** start **

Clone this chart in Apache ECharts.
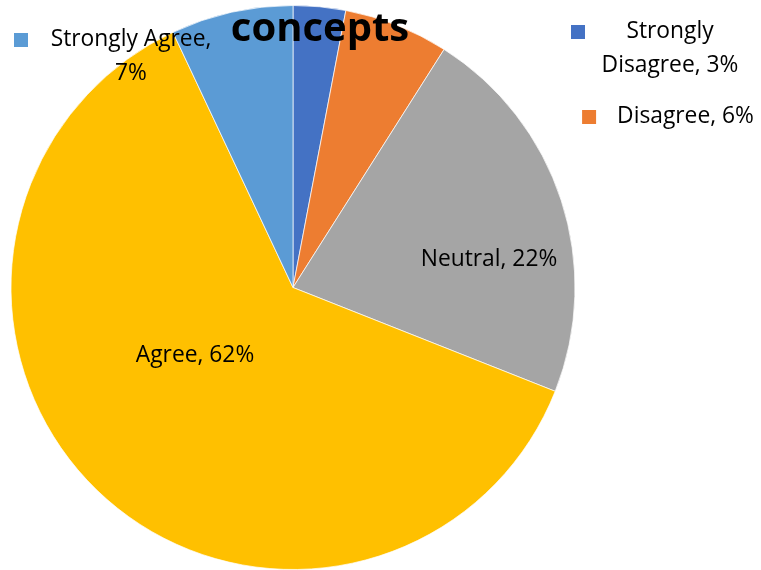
<!DOCTYPE html>
<html>
<head>
<meta charset="utf-8">
<script src="https://cdn.jsdelivr.net/npm/echarts@6/dist/echarts.min.js"></script>
<style>
html,body{margin:0;padding:0;background:#fff;}
#main{width:761px;height:570px;}
</style>
</head>
<body>
<div id="main"></div>
<script>
const titleText = 'concepts';
const categories = ['Strongly Disagree', 'Disagree', 'Neutral', 'Agree', 'Strongly Agree'];
const values = [3, 6, 22, 62, 7];
const colors = ['#4472C4', '#ED7D31', '#A5A5A5', '#FFC000', '#5B9BD5'];

const FONT = 'Open Sans';
const FS = 22.8;

// label placement (label box centers) per slice
const labelPos = [
  {x: 656, y: 49},
  {x: 668, y: 117},
  {x: 489, y: 260},
  {x: 195, y: 356},
  {x: 114, y: 57}
];

function labelFormatter(p) {
  const i = p.dataIndex;
  const name = p.name;
  const pct = p.percent.toFixed(0) + '%';
  if (i === 0) {
    return '{sq0|}{g0|}{t0|Strongly}\n{s0|}{t0|Disagree, ' + pct + '}';
  } else if (i === 1) {
    return '{sq1|}{g1|}{t|' + name + ', ' + pct + '}';
  } else if (i === 4) {
    return '{sq4|}{g4|}{t4|Strongly Agree,}\n{s4|}{t4|' + pct + '}';
  }
  return '{t|' + name + ', ' + pct + '}';
}

const baseText = {fontFamily: FONT, fontSize: FS, color: '#000', lineHeight: 34};
const rich = {
  t: Object.assign({}, baseText, {align: 'center'}),
  sq0: {width: 14, height: 14, backgroundColor: colors[0], align: 'left'},
  g0: {width: 14, align: 'left'},
  s0: {width: 28, align: 'left'},
  t0: Object.assign({}, baseText, {width: 142, align: 'center'}),
  sq1: {width: 14, height: 14, backgroundColor: colors[1], align: 'left'},
  g1: {width: 21, align: 'left'},
  sq4: {width: 14, height: 14, backgroundColor: colors[4], align: 'left'},
  g4: {width: 20, align: 'left'},
  s4: {width: 34, align: 'left'},
  t4: Object.assign({}, baseText, {width: 166, align: 'center'})
};

const chart = echarts.init(document.getElementById('main'), null, {renderer: 'canvas'});
chart.setOption({
  animation: false,
  backgroundColor: '#fff',
  title: {
    text: titleText,
    left: 315,
    textAlign: 'center',
    top: 5,
    z: 10,
    textStyle: {fontFamily: FONT, fontWeight: 'bold', fontSize: 40, color: '#000'}
  },
  series: [{
    type: 'pie',
    center: [293, 287.5],
    radius: [0, 282],
    startAngle: 90,
    clockwise: true,
    data: categories.map((c, i) => ({name: c, value: values[i], itemStyle: {color: colors[i]}})),
    itemStyle: {borderColor: '#fff', borderWidth: 0.7},
    label: {
      show: true,
      position: 'inside',
      formatter: labelFormatter,
      rich: rich,
      fontFamily: FONT,
      fontSize: FS,
      color: '#000'
    },
    labelLine: {show: false},
    labelLayout: function (p) {
      const pos = labelPos[p.dataIndex];
      return {x: pos.x, y: pos.y, align: 'center', verticalAlign: 'middle', hideOverlap: false, moveOverlap: false};
    },
    emphasis: {disabled: true}
  }]
});
</script>
</body>
</html>
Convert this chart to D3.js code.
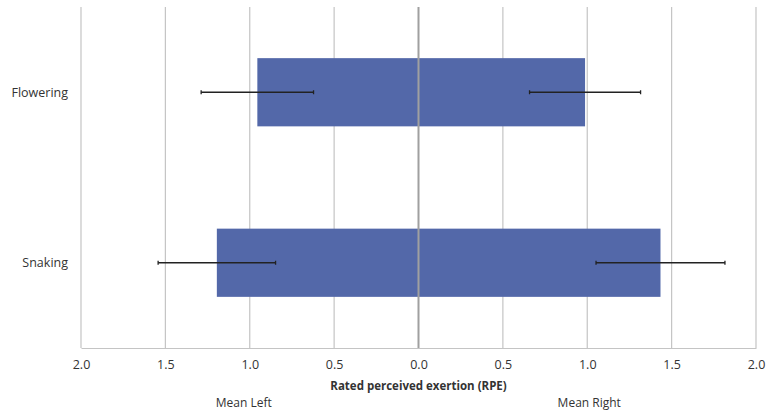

** end **

Task directions: Above are records; say how many of their lines contain the word "this", giving only the number.

Exercise response: 2